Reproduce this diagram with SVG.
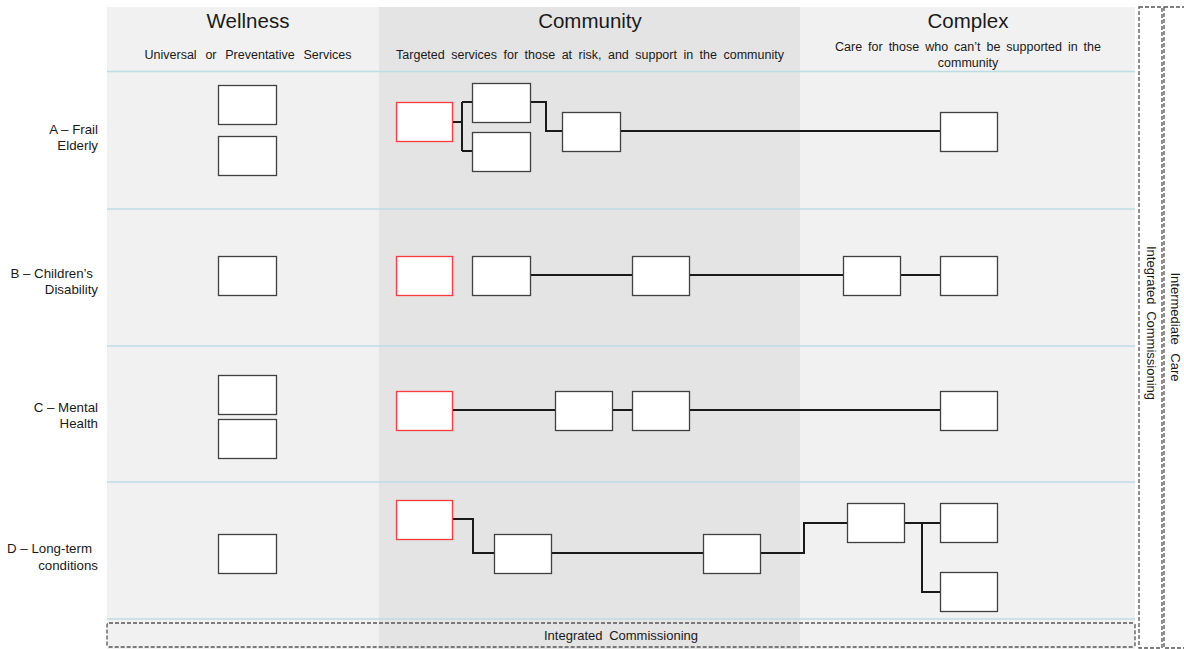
<svg xmlns="http://www.w3.org/2000/svg" width="1184" height="649" viewBox="0 0 1184 649">
<style>
.t{font-family:"Liberation Sans",Arial,sans-serif;fill:#1a1a1a}
.h{font-size:20.5px;text-anchor:middle}
.s{font-size:12.5px;text-anchor:middle}
.m{font-size:13px;text-anchor:middle}
.r{font-size:13.3px;text-anchor:end}
.box{fill:#fff;stroke:#404040;stroke-width:1.3}
.red{fill:#fff;stroke:#ff3b3b;stroke-width:1.3}
.sep{stroke:#bcdde3;stroke-width:1.5}
.dash{fill:none;stroke:#555;stroke-width:1.3;stroke-dasharray:4 2}
.c{fill:none;stroke:#1a1a1a;stroke-width:2}
</style>
<rect x="0" y="0" width="1184" height="649" fill="#fff"/>
<g id="background">
<rect x="107" y="7" width="272" height="642" fill="#f1f1f1"/>
<rect x="379" y="7" width="421" height="642" fill="#e4e4e4"/>
<rect x="800" y="7" width="335" height="642" fill="#f1f1f1"/>
<line class="sep" x1="107" y1="71.5" x2="1135" y2="71.5"/>
<line class="sep" x1="107" y1="209" x2="1135" y2="209"/>
<line class="sep" x1="107" y1="346" x2="1135" y2="346"/>
<line class="sep" x1="107" y1="482" x2="1135" y2="482"/>
<line class="sep" x1="107" y1="619" x2="1135" y2="619"/>
</g>
<g id="headers">
<text class="t h" x="248" y="28">Wellness</text>
<text class="t s" x="248" y="59" word-spacing="5.3">Universal or Preventative Services</text>
<text class="t h" x="590" y="28">Community</text>
<text class="t s" x="590" y="59" word-spacing="3">Targeted services for those at risk, and support in the community</text>
<text class="t h" x="968" y="28">Complex</text>
<text class="t s" x="968" y="51" word-spacing="2.5">Care for those who can’t be supported in the</text>
<text class="t s" x="968" y="67">community</text>
</g>
<g id="row-labels">
<text class="t r" x="98" y="134">A – Frail</text>
<text class="t r" x="98" y="150">Elderly</text>
<text class="t r" x="93" y="278">B – Children’s</text>
<text class="t r" x="98" y="294">Disability</text>
<text class="t r" x="98" y="412">C – Mental</text>
<text class="t r" x="98" y="428">Health</text>
<text class="t r" x="92" y="553">D – Long-term</text>
<text class="t r" x="98" y="570">conditions</text>
</g>
<g id="commissioning">
<rect class="dash" x="107" y="623" width="1028" height="24" rx="2"/>
<text class="t m" x="621" y="640" word-spacing="3">Integrated Commissioning</text>
<rect class="dash" x="1139" y="7" width="23" height="641"/>
<text class="t m" transform="translate(1147,323) rotate(90)" word-spacing="3">Integrated Commissioning</text>
<rect class="dash" x="1164" y="7" width="24" height="641"/>
<text class="t m" transform="translate(1171,327) rotate(90)" word-spacing="5">Intermediate Care</text>
</g>
<g id="connectors">
<path class="c" d="M453 122 H462 M462 102 V151 M462 102 H472 M462 151 H472"/>
<path class="c" d="M531 102 H546 V131 H562"/>
<path class="c" d="M620 131 H940"/>
<path class="c" d="M531 275 H632 M690 275 H843 M901 275 H940"/>
<path class="c" d="M453 410 H555 M613 410 H632 M690 410 H940"/>
<path class="c" d="M453 519 H473 V553 H494 M552 553 H704 M761 553 H804 V523 H847 M905 523 H940 M922 523 V592 H940"/>
</g>
<g id="nodes">
<g id="a-w1"><rect class="box" x="218.5" y="85.5" width="58" height="39"/></g>
<g id="a-w2"><rect class="box" x="218.5" y="136.5" width="58" height="39"/></g>
<g id="a-c0"><rect class="red" x="396.5" y="102.5" width="56" height="39"/></g>
<g id="a-c1"><rect class="box" x="472.5" y="83.5" width="58" height="39"/></g>
<g id="a-c2"><rect class="box" x="472.5" y="132.5" width="58" height="39"/></g>
<g id="a-c3"><rect class="box" x="562.5" y="112.5" width="58" height="39"/></g>
<g id="a-x1"><rect class="box" x="940.5" y="112.5" width="57" height="39"/></g>
<g id="b-w1"><rect class="box" x="218.5" y="256.5" width="58" height="39"/></g>
<g id="b-c0"><rect class="red" x="396.5" y="256.5" width="56" height="39"/></g>
<g id="b-c1"><rect class="box" x="472.5" y="256.5" width="58" height="39"/></g>
<g id="b-c2"><rect class="box" x="632.5" y="256.5" width="57" height="39"/></g>
<g id="b-x1"><rect class="box" x="843.5" y="256.5" width="57" height="39"/></g>
<g id="b-x2"><rect class="box" x="940.5" y="256.5" width="57" height="39"/></g>
<g id="c-w1"><rect class="box" x="218.5" y="375.5" width="58" height="39"/></g>
<g id="c-w2"><rect class="box" x="218.5" y="419.5" width="58" height="39"/></g>
<g id="c-c0"><rect class="red" x="396.5" y="391.5" width="56" height="39"/></g>
<g id="c-c1"><rect class="box" x="555.5" y="391.5" width="57" height="39"/></g>
<g id="c-c2"><rect class="box" x="632.5" y="391.5" width="57" height="39"/></g>
<g id="c-x1"><rect class="box" x="940.5" y="391.5" width="57" height="39"/></g>
<g id="d-w1"><rect class="box" x="218.5" y="534.5" width="58" height="39"/></g>
<g id="d-c0"><rect class="red" x="396.5" y="500.5" width="56" height="39"/></g>
<g id="d-c1"><rect class="box" x="494.5" y="534.5" width="57" height="39"/></g>
<g id="d-c2"><rect class="box" x="703.5" y="534.5" width="57" height="39"/></g>
<g id="d-x1"><rect class="box" x="847.5" y="503.5" width="57" height="39"/></g>
<g id="d-x2"><rect class="box" x="940.5" y="503.5" width="57" height="39"/></g>
<g id="d-x3"><rect class="box" x="940.5" y="572.5" width="57" height="39"/></g>
</g>
</svg>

* Exercise:
Leave out the pictures and transcribe everything else exactly.

* Answer to the task:
Reproduce this diagram with SVG.
<svg xmlns="http://www.w3.org/2000/svg" width="1184" height="649" viewBox="0 0 1184 649">
<style>
.t{font-family:"Liberation Sans",Arial,sans-serif;fill:#1a1a1a}
.h{font-size:20.5px;text-anchor:middle}
.s{font-size:12.5px;text-anchor:middle}
.m{font-size:13px;text-anchor:middle}
.r{font-size:13.3px;text-anchor:end}
.box{fill:#fff;stroke:#404040;stroke-width:1.3}
.red{fill:#fff;stroke:#ff3b3b;stroke-width:1.3}
.sep{stroke:#bcdde3;stroke-width:1.5}
.dash{fill:none;stroke:#555;stroke-width:1.3;stroke-dasharray:4 2}
.c{fill:none;stroke:#1a1a1a;stroke-width:2}
</style>
<rect x="0" y="0" width="1184" height="649" fill="#fff"/>
<g id="background">
<rect x="107" y="7" width="272" height="642" fill="#f1f1f1"/>
<rect x="379" y="7" width="421" height="642" fill="#e4e4e4"/>
<rect x="800" y="7" width="335" height="642" fill="#f1f1f1"/>
<line class="sep" x1="107" y1="71.5" x2="1135" y2="71.5"/>
<line class="sep" x1="107" y1="209" x2="1135" y2="209"/>
<line class="sep" x1="107" y1="346" x2="1135" y2="346"/>
<line class="sep" x1="107" y1="482" x2="1135" y2="482"/>
<line class="sep" x1="107" y1="619" x2="1135" y2="619"/>
</g>
<g id="headers">
<text class="t h" x="248" y="28">Wellness</text>
<text class="t s" x="248" y="59" word-spacing="5.3">Universal or Preventative Services</text>
<text class="t h" x="590" y="28">Community</text>
<text class="t s" x="590" y="59" word-spacing="3">Targeted services for those at risk, and support in the community</text>
<text class="t h" x="968" y="28">Complex</text>
<text class="t s" x="968" y="51" word-spacing="2.5">Care for those who can’t be supported in the</text>
<text class="t s" x="968" y="67">community</text>
</g>
<g id="row-labels">
<text class="t r" x="98" y="134">A – Frail</text>
<text class="t r" x="98" y="150">Elderly</text>
<text class="t r" x="93" y="278">B – Children’s</text>
<text class="t r" x="98" y="294">Disability</text>
<text class="t r" x="98" y="412">C – Mental</text>
<text class="t r" x="98" y="428">Health</text>
<text class="t r" x="92" y="553">D – Long-term</text>
<text class="t r" x="98" y="570">conditions</text>
</g>
<g id="commissioning">
<rect class="dash" x="107" y="623" width="1028" height="24" rx="2"/>
<text class="t m" x="621" y="640" word-spacing="3">Integrated Commissioning</text>
<rect class="dash" x="1139" y="7" width="23" height="641"/>
<text class="t m" transform="translate(1147,323) rotate(90)" word-spacing="3">Integrated Commissioning</text>
<rect class="dash" x="1164" y="7" width="24" height="641"/>
<text class="t m" transform="translate(1171,327) rotate(90)" word-spacing="5">Intermediate Care</text>
</g>
<g id="connectors">
<path class="c" d="M453 122 H462 M462 102 V151 M462 102 H472 M462 151 H472"/>
<path class="c" d="M531 102 H546 V131 H562"/>
<path class="c" d="M620 131 H940"/>
<path class="c" d="M531 275 H632 M690 275 H843 M901 275 H940"/>
<path class="c" d="M453 410 H555 M613 410 H632 M690 410 H940"/>
<path class="c" d="M453 519 H473 V553 H494 M552 553 H704 M761 553 H804 V523 H847 M905 523 H940 M922 523 V592 H940"/>
</g>
<g id="nodes">
<g id="a-w1"><rect class="box" x="218.5" y="85.5" width="58" height="39"/></g>
<g id="a-w2"><rect class="box" x="218.5" y="136.5" width="58" height="39"/></g>
<g id="a-c0"><rect class="red" x="396.5" y="102.5" width="56" height="39"/></g>
<g id="a-c1"><rect class="box" x="472.5" y="83.5" width="58" height="39"/></g>
<g id="a-c2"><rect class="box" x="472.5" y="132.5" width="58" height="39"/></g>
<g id="a-c3"><rect class="box" x="562.5" y="112.5" width="58" height="39"/></g>
<g id="a-x1"><rect class="box" x="940.5" y="112.5" width="57" height="39"/></g>
<g id="b-w1"><rect class="box" x="218.5" y="256.5" width="58" height="39"/></g>
<g id="b-c0"><rect class="red" x="396.5" y="256.5" width="56" height="39"/></g>
<g id="b-c1"><rect class="box" x="472.5" y="256.5" width="58" height="39"/></g>
<g id="b-c2"><rect class="box" x="632.5" y="256.5" width="57" height="39"/></g>
<g id="b-x1"><rect class="box" x="843.5" y="256.5" width="57" height="39"/></g>
<g id="b-x2"><rect class="box" x="940.5" y="256.5" width="57" height="39"/></g>
<g id="c-w1"><rect class="box" x="218.5" y="375.5" width="58" height="39"/></g>
<g id="c-w2"><rect class="box" x="218.5" y="419.5" width="58" height="39"/></g>
<g id="c-c0"><rect class="red" x="396.5" y="391.5" width="56" height="39"/></g>
<g id="c-c1"><rect class="box" x="555.5" y="391.5" width="57" height="39"/></g>
<g id="c-c2"><rect class="box" x="632.5" y="391.5" width="57" height="39"/></g>
<g id="c-x1"><rect class="box" x="940.5" y="391.5" width="57" height="39"/></g>
<g id="d-w1"><rect class="box" x="218.5" y="534.5" width="58" height="39"/></g>
<g id="d-c0"><rect class="red" x="396.5" y="500.5" width="56" height="39"/></g>
<g id="d-c1"><rect class="box" x="494.5" y="534.5" width="57" height="39"/></g>
<g id="d-c2"><rect class="box" x="703.5" y="534.5" width="57" height="39"/></g>
<g id="d-x1"><rect class="box" x="847.5" y="503.5" width="57" height="39"/></g>
<g id="d-x2"><rect class="box" x="940.5" y="503.5" width="57" height="39"/></g>
<g id="d-x3"><rect class="box" x="940.5" y="572.5" width="57" height="39"/></g>
</g>
</svg>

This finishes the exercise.